┌────────

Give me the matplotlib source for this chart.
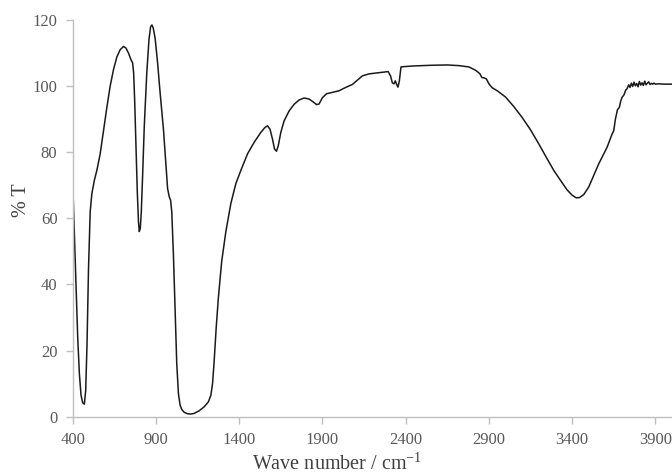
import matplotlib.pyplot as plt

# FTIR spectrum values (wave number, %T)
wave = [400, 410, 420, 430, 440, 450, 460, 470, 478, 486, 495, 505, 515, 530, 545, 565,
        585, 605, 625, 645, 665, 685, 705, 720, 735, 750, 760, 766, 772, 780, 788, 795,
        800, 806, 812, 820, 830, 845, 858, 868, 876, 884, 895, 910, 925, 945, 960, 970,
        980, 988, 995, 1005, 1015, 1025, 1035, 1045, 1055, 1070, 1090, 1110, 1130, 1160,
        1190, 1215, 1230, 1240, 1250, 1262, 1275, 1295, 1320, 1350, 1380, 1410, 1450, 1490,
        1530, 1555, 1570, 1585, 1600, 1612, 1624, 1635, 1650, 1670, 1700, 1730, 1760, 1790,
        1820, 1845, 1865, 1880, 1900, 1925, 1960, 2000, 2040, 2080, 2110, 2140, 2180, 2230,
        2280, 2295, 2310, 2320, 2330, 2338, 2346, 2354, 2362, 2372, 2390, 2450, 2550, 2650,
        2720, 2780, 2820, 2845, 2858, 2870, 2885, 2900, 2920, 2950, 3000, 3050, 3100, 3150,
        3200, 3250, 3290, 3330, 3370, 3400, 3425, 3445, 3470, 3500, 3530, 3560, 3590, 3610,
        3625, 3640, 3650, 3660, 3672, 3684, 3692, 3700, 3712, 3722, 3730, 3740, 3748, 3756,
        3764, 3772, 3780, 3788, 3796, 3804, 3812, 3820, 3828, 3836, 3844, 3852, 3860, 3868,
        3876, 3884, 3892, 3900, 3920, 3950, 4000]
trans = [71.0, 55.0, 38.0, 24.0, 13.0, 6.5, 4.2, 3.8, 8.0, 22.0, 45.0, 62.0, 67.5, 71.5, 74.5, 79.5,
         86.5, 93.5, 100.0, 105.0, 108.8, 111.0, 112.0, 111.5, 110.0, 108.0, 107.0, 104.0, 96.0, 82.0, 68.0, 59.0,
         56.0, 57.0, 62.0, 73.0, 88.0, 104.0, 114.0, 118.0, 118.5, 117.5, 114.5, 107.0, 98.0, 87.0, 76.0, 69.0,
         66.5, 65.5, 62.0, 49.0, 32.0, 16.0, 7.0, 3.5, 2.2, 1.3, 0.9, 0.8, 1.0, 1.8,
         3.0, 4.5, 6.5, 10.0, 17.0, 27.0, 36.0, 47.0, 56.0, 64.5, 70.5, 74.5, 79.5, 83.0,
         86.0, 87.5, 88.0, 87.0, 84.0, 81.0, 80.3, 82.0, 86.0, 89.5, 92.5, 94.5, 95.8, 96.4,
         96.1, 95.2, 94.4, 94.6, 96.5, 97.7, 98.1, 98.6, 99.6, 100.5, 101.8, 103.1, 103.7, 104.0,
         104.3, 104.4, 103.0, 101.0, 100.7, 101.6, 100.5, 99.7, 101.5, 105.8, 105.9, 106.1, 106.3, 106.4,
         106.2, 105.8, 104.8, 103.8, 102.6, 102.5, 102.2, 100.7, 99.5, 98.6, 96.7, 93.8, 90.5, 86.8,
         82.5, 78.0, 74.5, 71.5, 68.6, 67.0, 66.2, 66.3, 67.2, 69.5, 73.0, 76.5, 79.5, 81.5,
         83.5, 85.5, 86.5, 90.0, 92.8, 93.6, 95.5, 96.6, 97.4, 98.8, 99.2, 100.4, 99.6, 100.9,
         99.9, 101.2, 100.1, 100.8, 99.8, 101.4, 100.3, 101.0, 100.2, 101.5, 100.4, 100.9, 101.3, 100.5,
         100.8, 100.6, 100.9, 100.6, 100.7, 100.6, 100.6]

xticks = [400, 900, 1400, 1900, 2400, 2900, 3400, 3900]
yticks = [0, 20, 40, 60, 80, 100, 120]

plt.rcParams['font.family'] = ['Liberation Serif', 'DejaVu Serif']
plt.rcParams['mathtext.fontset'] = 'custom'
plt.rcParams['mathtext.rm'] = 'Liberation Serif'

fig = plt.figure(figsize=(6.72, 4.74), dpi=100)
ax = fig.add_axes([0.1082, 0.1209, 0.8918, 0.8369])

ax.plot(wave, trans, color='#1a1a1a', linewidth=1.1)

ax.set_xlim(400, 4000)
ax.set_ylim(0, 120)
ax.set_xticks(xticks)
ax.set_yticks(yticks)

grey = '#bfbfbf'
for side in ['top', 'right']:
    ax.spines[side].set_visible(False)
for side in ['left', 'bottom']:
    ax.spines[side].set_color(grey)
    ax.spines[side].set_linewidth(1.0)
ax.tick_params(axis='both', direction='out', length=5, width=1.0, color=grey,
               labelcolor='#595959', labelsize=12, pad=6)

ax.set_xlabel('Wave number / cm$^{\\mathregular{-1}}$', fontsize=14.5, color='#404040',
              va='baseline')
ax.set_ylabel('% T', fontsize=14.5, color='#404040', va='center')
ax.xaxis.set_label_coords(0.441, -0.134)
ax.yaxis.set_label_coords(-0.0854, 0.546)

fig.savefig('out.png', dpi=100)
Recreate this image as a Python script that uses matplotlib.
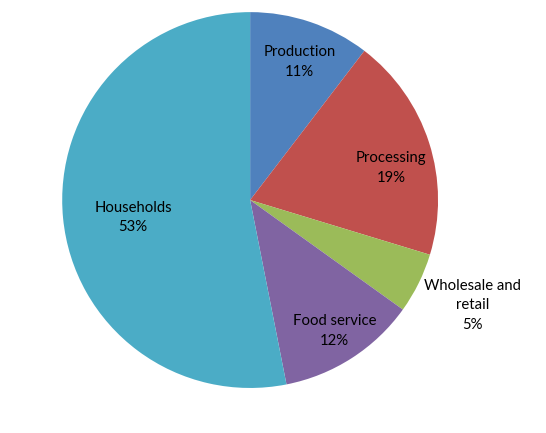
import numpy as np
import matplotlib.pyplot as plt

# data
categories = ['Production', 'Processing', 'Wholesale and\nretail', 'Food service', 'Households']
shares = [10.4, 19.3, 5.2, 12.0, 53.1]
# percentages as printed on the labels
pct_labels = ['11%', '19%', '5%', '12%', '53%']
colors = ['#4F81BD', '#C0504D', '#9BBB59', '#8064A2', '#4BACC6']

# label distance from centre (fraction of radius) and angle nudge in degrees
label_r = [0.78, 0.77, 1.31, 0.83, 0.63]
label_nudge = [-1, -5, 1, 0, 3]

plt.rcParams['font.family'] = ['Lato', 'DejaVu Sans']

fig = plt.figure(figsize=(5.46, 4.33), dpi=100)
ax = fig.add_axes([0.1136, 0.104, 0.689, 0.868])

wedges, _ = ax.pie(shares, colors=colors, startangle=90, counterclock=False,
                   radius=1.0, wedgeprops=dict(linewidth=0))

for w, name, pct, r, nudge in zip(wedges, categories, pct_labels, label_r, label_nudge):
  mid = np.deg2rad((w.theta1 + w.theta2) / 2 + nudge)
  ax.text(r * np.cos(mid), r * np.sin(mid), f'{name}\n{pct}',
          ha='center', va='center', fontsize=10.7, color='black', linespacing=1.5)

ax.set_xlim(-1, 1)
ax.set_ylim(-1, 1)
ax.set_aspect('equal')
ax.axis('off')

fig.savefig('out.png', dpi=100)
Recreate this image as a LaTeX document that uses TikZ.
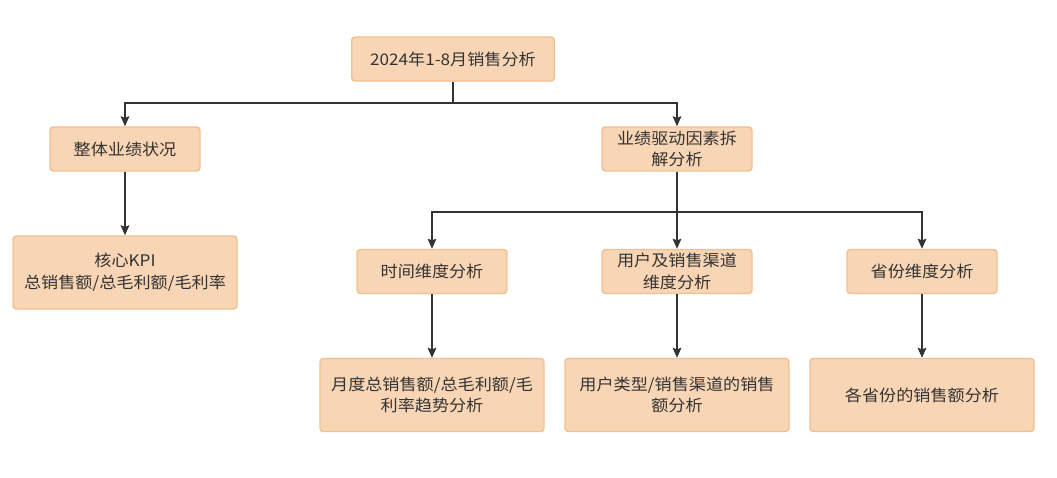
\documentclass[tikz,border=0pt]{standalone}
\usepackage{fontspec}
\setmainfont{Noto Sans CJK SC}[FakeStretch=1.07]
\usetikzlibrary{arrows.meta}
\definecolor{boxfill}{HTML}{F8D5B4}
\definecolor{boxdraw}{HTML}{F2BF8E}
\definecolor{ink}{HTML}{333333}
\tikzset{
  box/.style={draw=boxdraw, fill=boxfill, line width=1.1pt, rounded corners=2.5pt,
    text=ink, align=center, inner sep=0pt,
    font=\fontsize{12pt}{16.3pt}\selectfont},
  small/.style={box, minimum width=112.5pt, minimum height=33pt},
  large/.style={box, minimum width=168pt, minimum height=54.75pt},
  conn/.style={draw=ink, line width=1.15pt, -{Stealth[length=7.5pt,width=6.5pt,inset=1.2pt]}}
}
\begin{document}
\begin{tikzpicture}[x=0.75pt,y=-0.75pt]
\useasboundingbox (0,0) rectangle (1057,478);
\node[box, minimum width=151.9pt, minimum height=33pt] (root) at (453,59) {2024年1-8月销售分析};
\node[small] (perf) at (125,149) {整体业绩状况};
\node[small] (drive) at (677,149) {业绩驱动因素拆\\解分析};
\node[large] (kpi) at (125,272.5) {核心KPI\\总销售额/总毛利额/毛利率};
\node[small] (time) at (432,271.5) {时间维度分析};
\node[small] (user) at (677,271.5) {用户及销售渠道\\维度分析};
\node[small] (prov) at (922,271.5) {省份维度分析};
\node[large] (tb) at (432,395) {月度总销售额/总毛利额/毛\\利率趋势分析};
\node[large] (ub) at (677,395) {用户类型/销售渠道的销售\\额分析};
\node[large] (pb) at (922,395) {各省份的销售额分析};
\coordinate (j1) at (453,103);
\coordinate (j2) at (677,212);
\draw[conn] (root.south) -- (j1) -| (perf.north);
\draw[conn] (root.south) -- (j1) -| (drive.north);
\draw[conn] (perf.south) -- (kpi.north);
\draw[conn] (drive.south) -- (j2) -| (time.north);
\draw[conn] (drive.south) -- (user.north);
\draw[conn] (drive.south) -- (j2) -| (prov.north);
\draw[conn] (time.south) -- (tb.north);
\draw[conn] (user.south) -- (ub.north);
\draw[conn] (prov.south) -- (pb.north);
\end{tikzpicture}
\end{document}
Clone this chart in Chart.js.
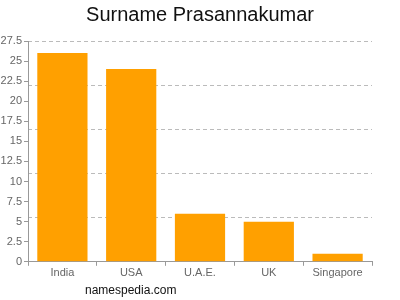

└────────

Give every line of the material that includes the string "chart".

Give me the matplotlib source for this chart.
Clone this chart in Chart.js.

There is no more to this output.